Zu den Highlights meiner Freizeit- und Wochenendbeschaeftigungen gehoerten der Besuch einer Bekannten meiner Grosseltern in einem Kibbutz im Norden, ein Wochenende in Eilat, ein Besuch von Jericho, ein Musikfestival in Galilea, viele kleine Wanderungen und Spaziergaenge in der Umgebung von Ein Karem und ein Konzert von Wolf Biermann vor einer Woche. Ausserdem war das 40jaehrige Jubilaeum der Arbeit von Aktion Suehnzeichen Friedensdienste in Israel und wir waren alle in die Vorbereitungen der Festtage eingebunden.
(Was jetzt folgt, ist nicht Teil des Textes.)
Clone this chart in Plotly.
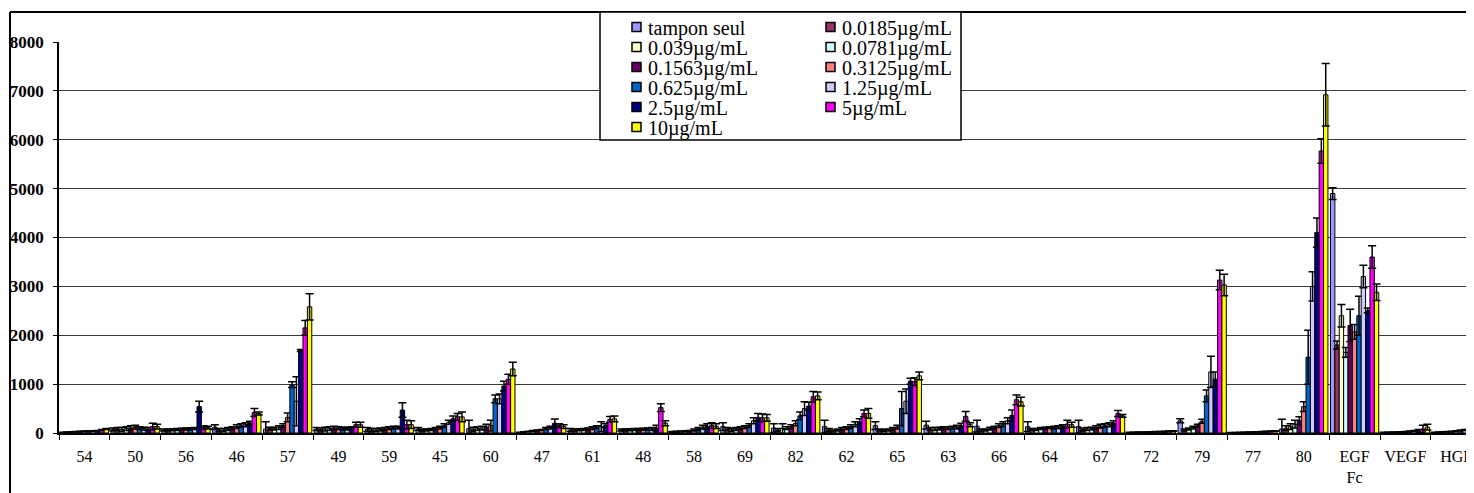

Ende dieser Woche kommt mein Bruder zu Besuch. Wir werden gemeinsam Weihnachten hier verbringen und falls meoglich nach Bethlehem fahren, so dass meine Eltern und Grosseltern zum ersten mal ohne uns beide in Deutschland feiern. Direkt nach Weihnachten wollen wir gemeinsam nach Aegypten fahren.
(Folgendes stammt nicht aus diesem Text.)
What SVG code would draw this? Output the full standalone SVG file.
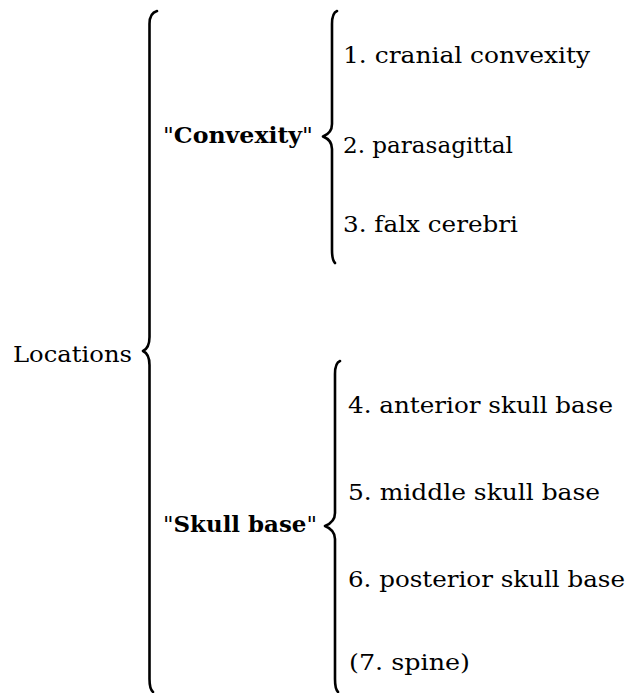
<svg xmlns="http://www.w3.org/2000/svg" width="632" height="693" viewBox="0 0 632 693">
<style>
.t{font-family:"DejaVu Serif","Liberation Serif",serif;font-size:23px;fill:#000}
.b{font-weight:bold}
.br{fill:none;stroke:#000;stroke-width:2.6;stroke-linecap:round;stroke-linejoin:round}
</style>
<rect width="632" height="693" fill="#fff"/>
<g id="connectors">
<path class="br" d="M157,11 Q149.5,13 149.5,24 L149.5,337 Q149.5,348 143,351 Q149.5,354 149.5,365 L149.5,679 Q149.5,689 153,692"/>
<path class="br" d="M337,11 Q332,13 332,24 L332,124 Q332,133 323,136.5 Q332,140 332,149 L332,250 Q332,260 335,263"/>
<path class="br" d="M340,361 Q335,363 335,374 L335,513 Q335,522 325,526 Q335,530 335,539 L335,679 Q335,689 338,692"/>
</g>
<g id="locations"><text class="t" x="13" y="362" textLength="119" lengthAdjust="spacingAndGlyphs">Locations</text></g>
<g id="convexity"><text class="t" x="163" y="143" textLength="150" lengthAdjust="spacingAndGlyphs">"<tspan class="b">Convexity</tspan>"</text></g>
<g id="skullbase"><text class="t" x="163" y="532" textLength="154" lengthAdjust="spacingAndGlyphs">"<tspan class="b">Skull base</tspan>"</text></g>
<g id="item1"><text class="t" x="343" y="63" textLength="247" lengthAdjust="spacingAndGlyphs">1. cranial convexity</text></g>
<g id="item2"><text class="t" x="343" y="153" textLength="170" lengthAdjust="spacingAndGlyphs">2. parasagittal</text></g>
<g id="item3"><text class="t" x="343" y="232" textLength="175" lengthAdjust="spacingAndGlyphs">3. falx cerebri</text></g>
<g id="item4"><text class="t" x="348" y="413" textLength="265" lengthAdjust="spacingAndGlyphs">4. anterior skull base</text></g>
<g id="item5"><text class="t" x="348" y="500" textLength="252" lengthAdjust="spacingAndGlyphs">5. middle skull base</text></g>
<g id="item6"><text class="t" x="348" y="587" textLength="277" lengthAdjust="spacingAndGlyphs">6. posterior skull base</text></g>
<g id="item7"><text class="t" x="349" y="670" textLength="121" lengthAdjust="spacingAndGlyphs">(7. spine)</text></g>
</svg>
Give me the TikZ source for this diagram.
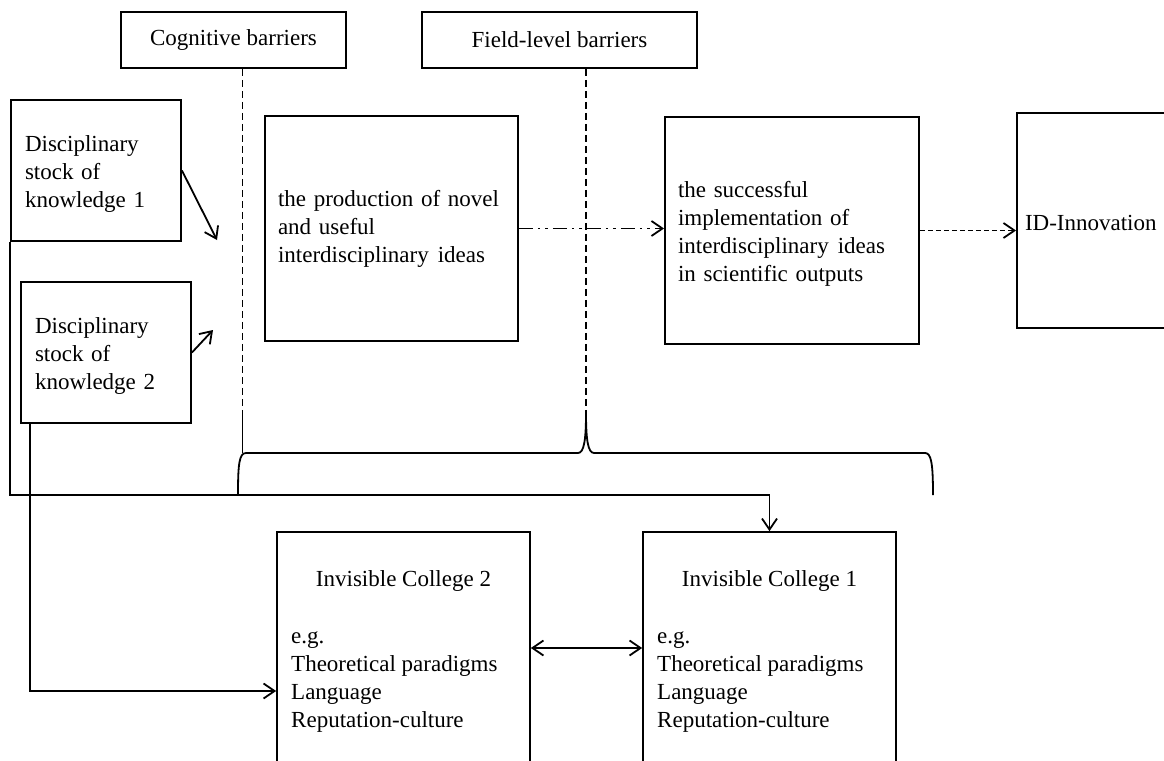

Fuer das naechste Jahr hoffe ich dann, dass die Situation etwas ruhiger wird - wobei meine Hoffnungen dahingehend leider recht gering sind - und dass mir meine Arbeit und der Aufenthalt in Jerusalem weiter so viel Spass machen wie bisher.


Chag Sameach - Froehliche Feiertage - wuenscht Euch Euer

Jonas.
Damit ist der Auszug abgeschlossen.